* What is being asked *
Locate each line with the string "this" in the listing below and copy it.

[Source code of charts]
----

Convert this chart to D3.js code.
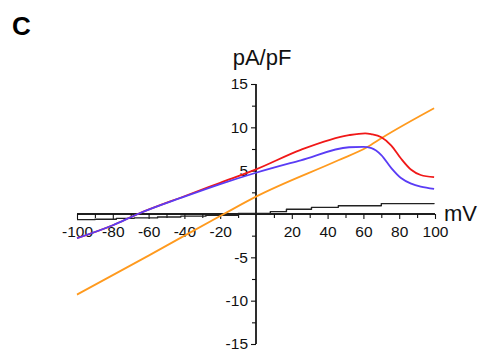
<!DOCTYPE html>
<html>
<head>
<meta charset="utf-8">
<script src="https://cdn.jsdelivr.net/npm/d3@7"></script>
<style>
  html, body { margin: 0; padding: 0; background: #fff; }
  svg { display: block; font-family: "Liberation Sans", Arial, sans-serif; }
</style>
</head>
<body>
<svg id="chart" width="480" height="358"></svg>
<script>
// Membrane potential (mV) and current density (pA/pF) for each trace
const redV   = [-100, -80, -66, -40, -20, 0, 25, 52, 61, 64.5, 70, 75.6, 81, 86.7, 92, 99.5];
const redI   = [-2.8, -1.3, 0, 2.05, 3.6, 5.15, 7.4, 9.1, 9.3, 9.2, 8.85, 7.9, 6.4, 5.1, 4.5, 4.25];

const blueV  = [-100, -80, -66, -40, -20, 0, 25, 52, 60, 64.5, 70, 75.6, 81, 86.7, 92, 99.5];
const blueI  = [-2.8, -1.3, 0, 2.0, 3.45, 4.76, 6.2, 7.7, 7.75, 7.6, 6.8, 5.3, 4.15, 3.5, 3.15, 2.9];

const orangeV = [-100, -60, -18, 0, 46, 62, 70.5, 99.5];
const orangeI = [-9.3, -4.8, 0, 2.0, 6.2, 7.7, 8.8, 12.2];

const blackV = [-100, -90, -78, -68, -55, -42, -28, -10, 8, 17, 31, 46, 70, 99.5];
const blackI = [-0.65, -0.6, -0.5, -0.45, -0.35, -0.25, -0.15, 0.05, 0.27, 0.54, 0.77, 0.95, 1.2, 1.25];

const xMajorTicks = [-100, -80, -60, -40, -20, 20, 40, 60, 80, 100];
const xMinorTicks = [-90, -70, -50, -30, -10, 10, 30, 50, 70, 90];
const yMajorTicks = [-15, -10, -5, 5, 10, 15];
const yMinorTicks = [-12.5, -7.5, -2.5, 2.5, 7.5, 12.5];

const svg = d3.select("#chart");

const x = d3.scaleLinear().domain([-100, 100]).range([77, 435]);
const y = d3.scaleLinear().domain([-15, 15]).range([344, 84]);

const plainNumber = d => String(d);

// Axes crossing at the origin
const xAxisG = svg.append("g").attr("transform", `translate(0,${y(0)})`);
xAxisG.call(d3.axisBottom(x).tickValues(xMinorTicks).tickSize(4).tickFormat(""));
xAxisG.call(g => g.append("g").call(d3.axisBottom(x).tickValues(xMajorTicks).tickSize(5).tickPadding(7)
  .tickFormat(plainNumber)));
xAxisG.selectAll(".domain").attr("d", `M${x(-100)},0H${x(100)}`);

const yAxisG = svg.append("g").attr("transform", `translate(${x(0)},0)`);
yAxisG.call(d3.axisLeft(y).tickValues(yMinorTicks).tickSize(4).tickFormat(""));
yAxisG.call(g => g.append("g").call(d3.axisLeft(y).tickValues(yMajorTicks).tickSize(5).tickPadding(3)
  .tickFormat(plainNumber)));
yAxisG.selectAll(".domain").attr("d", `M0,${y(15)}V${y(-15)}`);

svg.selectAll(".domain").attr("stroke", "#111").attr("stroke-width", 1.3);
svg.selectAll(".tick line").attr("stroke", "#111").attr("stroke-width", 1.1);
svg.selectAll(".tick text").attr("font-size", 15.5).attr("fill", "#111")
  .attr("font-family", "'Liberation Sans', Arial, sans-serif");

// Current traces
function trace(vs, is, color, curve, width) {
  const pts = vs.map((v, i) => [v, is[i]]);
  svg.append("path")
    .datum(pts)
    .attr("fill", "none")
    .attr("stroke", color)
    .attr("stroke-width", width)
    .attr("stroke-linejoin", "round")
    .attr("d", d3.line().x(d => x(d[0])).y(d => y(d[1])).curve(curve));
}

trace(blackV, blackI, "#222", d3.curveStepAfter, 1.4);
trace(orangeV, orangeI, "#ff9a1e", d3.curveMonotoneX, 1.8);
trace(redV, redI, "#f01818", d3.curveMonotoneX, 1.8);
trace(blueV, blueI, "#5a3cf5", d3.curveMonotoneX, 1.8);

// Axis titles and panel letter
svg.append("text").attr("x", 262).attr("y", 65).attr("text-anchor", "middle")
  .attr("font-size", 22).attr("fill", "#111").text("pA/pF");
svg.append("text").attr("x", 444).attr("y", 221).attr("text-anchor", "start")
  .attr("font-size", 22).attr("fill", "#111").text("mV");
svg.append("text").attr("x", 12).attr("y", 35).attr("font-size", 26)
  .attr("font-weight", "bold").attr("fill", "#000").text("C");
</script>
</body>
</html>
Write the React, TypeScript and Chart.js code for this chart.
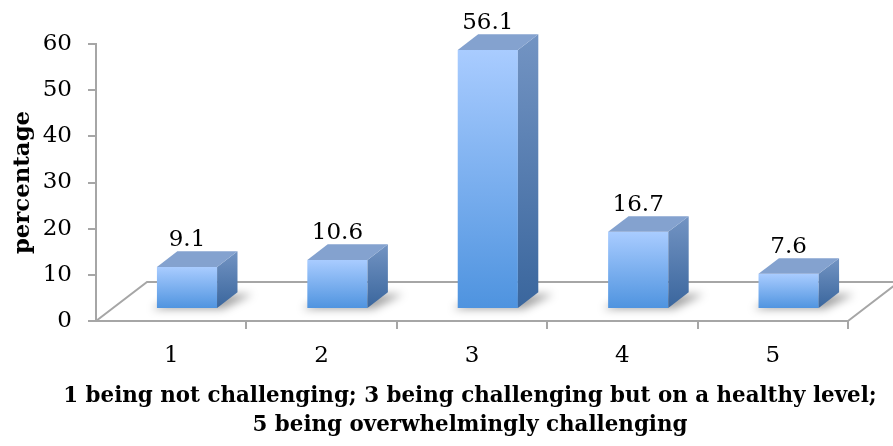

----

* Solution to the exercise *
Convert this chart to D3.js code.
Write the React, TypeScript and Chart.js code for this chart.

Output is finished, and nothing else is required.